"Das kann man nicht mehr den 'harten Kern' nennen. Das sind in meinen Augen keine Fans". Frederik Van Eenoo ist der Vorsitzende des Dachverbands der Club-Brügge-Fanclubs. Und er ist geschockt. Einige "Ultras" aus der "blau-schwarzen Familie" haben nämlich über die Stränge geschlagen. "Mal wieder, und diesmal richtig", möchte man sagen, denn dem harten Kern der Brügge-Fans eilt ohnehin schon ein zweifelhafter Ruf voraus.
Tatort Sclessin. Dort trafen am Sonntagabend Standard Lüttich und der FC Brügge aufeinander. Ein Spiel zwischen den beiden Traditionsmannschaften ist immer hochexplosiv. Kurz vor dem Anpfiff laufen neben der Heimmannschaft noch 300 Jugendspieler auf den Platz. Sie tragen farbige Masken. Die Botschaft: "Hautfarbe spielt keine Rolle". Eine Aktion gegen Rassismus also.
Doch scheint das einem Teil besagter Ultras nicht zu gefallen. Sie quittieren die Initiative mit dem sogenannten Kühnengruß: Ausgestreckter Arm, Daumen, Zeige- und Mittelfinger abgespreizt, so dass sie ein "W" zeigen. Dieses W steht anscheinend für "Widerstand", weswegen die Geste ursprünglich als "Widerstandsgruß" bekannt war. Später wurde sie umbenannt nach dem deutschen Neonazi Michael Kühnen. Ob nun Widerstands- oder Kühnengruß: Es ist eine Abwandlung des Hitlergrußes. Erfunden hat man das, um das insbesondere in Deutschland geltende Verbot zu umgehen. Und es war eben dieser "Kühnengruß", den also Dutzende Brügge-Fans im Stadion gezeigt haben. Fotos dieser erschütternden Szene werden seit Sonntagabend in Sozialen Netzwerken herumgereicht.
Er sei angeekelt von diesen Bildern, sagt Frederik Van Eenoo vom Dachverband der Fanclubs. Das sei reiner Rassismus. Und das dürfe nicht sein beim FC Brügge. Für ein solches Verhalten gebe es keinen Platz innerhalb der blau-schwarzen Familie.

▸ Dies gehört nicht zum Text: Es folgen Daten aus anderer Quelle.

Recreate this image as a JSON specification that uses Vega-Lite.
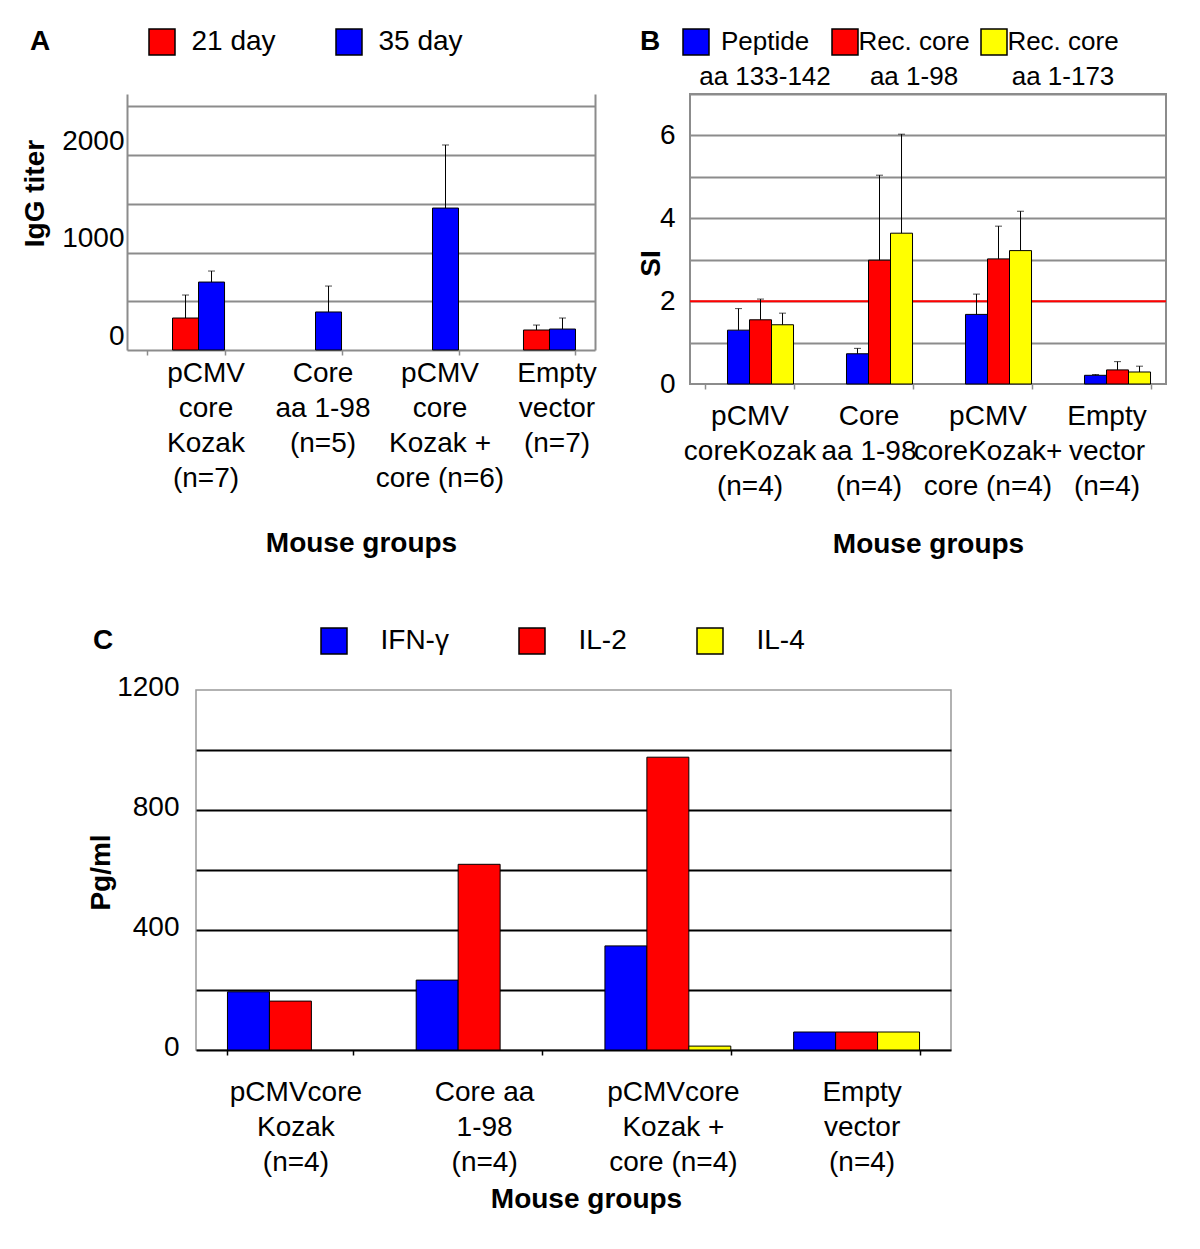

Experten sind nicht wirklich überrascht. Denn dass Rassismus im Fußball ein Problem ist, das ist - leider - nichts Neues. Bester Beweis ist ja schon allein die Tatsache, dass eine Anti-Rassismus-Initiative überhaupt organisiert werden musste. Aber dass selbst solche Aktionen zu gewissen Leuten offenbar gar nicht mehr durchdringen, mehr noch: dass sie darauf mit einem Nazi-Gruß reagieren, das ist dann doch schockierend.
"Der Fußball ist mehr und mehr von Rassismus durchsetzt. Und er ist damit im Übrigen auch ein Spiegelbild unserer Gesellschaft", sagte in der RTBF der Rechtsextremismus-Experte Manuel Abramowicz. "In gewissen Fankreisen macht sich rechtsextremes Gedankengut breit. Das gilt immer noch für eine Minderheit. Das Problem sieht man nicht nur beim FC Brügge, sondern z.B. auch ein paar Kilometer weiter nördlich in Beerschot."
Das macht's natürlich nicht besser. Und auch der FC Brügge reagierte noch am Abend auf die abstoßenden Fotos im Netz. Man habe Kenntnis genommen von Bildern, die "ein ausgesprochen unangemessenes Verhalten auf Tribünen zeigen". Der Club betont, "dass er dies sehr ernst nehme und weitere Untersuchungen durchführen werde".
Das hat er später auch getan. 24 "Fans" seien identifiziert und ein Verfahren zur Verhängung eines Stadionverbots eingeleitet worden. Auf den fraglichen Fotos sind allerdings deutlich mehr als 24 Fans zu sehen.